What to work on — Return only the lines from the start of the records through the line that contains "Chart.register(...registerables);", inclusive; leave out all pictures.

[Start of Extracted material]

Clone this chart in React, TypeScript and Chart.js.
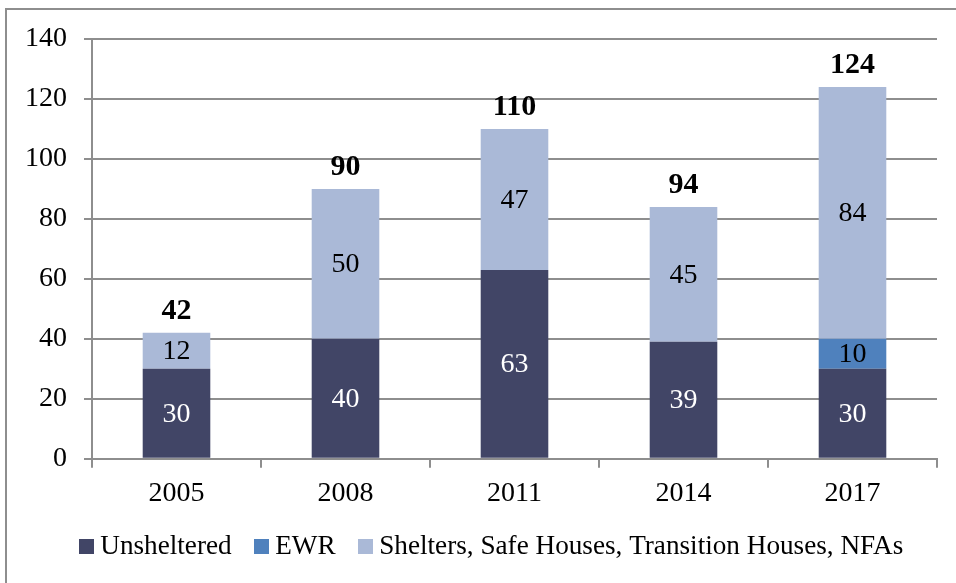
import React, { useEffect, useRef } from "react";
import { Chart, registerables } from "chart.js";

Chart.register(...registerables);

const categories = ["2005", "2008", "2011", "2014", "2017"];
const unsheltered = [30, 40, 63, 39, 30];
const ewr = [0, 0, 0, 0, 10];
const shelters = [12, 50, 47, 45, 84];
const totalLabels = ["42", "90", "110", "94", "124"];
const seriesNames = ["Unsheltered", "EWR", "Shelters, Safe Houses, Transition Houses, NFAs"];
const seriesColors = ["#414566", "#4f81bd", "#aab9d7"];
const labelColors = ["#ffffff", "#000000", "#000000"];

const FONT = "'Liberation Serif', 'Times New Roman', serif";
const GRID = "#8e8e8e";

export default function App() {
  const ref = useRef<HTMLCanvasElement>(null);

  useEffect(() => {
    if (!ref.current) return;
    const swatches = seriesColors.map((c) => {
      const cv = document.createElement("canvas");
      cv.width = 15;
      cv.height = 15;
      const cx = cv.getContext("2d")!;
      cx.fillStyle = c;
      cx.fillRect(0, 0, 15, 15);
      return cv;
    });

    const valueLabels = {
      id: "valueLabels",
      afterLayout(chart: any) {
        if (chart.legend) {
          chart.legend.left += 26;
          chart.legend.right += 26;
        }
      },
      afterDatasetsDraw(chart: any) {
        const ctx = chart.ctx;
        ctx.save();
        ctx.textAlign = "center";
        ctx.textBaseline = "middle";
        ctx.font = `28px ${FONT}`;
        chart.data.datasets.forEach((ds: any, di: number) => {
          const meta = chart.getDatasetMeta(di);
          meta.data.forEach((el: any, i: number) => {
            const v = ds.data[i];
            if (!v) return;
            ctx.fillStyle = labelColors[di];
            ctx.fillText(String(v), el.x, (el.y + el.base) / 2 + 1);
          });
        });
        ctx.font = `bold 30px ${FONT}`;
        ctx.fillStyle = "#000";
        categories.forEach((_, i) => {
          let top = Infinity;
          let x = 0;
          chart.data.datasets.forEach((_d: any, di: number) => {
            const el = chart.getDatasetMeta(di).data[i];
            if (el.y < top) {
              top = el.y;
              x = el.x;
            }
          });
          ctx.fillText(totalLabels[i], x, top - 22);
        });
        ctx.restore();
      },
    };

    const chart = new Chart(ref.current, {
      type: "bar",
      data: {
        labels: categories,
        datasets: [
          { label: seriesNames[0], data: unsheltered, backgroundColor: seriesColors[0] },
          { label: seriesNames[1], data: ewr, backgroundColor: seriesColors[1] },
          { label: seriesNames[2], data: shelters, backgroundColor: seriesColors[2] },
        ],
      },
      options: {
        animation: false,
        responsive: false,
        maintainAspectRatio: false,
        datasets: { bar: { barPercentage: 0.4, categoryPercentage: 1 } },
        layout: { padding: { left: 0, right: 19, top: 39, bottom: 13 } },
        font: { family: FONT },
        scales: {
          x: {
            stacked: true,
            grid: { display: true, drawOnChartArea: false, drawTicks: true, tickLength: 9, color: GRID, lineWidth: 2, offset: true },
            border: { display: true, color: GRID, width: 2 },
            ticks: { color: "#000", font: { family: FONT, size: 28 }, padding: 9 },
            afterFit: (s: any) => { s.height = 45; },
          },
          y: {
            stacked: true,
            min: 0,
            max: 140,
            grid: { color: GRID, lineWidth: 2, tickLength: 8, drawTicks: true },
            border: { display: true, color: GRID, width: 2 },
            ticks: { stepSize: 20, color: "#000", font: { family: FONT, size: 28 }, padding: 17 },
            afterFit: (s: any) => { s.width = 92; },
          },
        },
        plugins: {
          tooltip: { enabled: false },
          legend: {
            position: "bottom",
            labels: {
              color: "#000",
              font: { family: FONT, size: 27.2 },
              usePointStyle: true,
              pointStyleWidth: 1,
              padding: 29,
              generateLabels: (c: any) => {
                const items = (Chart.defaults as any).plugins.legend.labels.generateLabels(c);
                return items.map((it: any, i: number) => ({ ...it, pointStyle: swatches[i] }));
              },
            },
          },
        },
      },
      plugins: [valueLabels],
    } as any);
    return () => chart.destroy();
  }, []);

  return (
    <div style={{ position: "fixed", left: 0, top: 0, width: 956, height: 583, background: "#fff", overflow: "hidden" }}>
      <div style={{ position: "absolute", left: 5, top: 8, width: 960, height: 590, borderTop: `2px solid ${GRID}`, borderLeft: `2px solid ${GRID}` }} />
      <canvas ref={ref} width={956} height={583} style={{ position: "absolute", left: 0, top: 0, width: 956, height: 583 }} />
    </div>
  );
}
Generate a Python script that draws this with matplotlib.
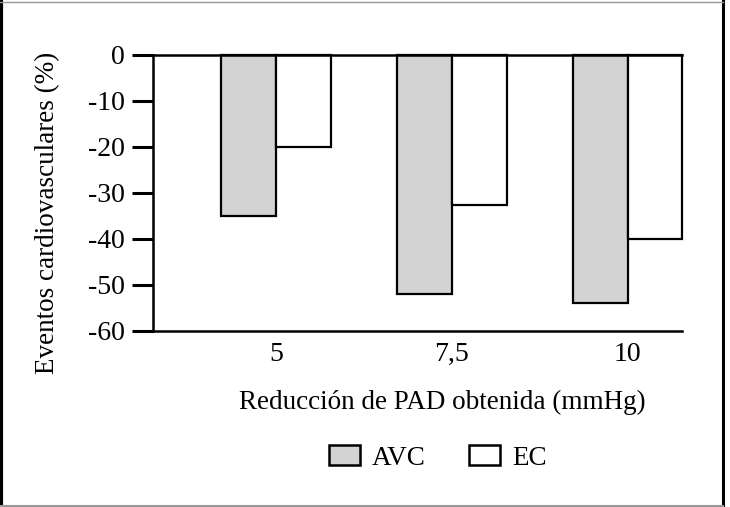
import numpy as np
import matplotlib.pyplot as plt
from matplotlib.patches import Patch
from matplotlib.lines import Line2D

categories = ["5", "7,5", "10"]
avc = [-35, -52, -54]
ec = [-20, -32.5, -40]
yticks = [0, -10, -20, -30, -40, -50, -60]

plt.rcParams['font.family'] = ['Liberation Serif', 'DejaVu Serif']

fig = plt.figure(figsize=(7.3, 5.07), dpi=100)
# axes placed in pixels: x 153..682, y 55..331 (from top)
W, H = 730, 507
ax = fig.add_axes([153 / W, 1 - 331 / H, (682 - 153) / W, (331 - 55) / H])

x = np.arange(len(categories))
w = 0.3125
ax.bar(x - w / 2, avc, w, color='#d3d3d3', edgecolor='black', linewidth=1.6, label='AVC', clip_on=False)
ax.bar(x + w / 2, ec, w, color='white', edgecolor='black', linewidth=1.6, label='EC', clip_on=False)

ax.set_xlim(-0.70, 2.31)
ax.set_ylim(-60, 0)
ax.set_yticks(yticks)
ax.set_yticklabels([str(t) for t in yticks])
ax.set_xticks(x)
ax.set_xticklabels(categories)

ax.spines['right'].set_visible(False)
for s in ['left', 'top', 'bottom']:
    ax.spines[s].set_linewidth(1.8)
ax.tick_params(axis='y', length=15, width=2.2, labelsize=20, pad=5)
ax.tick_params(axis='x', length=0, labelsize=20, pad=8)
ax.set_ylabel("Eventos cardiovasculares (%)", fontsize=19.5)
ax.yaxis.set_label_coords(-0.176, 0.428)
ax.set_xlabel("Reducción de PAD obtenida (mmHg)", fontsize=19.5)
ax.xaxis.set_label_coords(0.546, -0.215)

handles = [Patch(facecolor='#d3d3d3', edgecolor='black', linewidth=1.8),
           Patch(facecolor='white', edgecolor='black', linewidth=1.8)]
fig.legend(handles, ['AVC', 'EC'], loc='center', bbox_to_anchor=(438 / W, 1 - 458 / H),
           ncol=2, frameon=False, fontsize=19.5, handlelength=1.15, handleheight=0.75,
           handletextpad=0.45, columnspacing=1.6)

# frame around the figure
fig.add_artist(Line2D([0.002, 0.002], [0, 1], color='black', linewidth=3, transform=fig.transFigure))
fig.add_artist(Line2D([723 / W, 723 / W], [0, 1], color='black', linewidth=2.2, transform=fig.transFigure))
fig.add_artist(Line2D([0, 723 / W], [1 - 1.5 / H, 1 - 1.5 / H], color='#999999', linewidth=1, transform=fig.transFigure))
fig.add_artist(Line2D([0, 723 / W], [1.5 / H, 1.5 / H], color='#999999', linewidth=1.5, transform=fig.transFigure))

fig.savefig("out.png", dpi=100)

[End of Extracted material]

Solution —
Clone this chart in React, TypeScript and Chart.js.
import React, { useEffect, useRef } from "react";
import { Chart, registerables } from "chart.js";

Chart.register(...registerables);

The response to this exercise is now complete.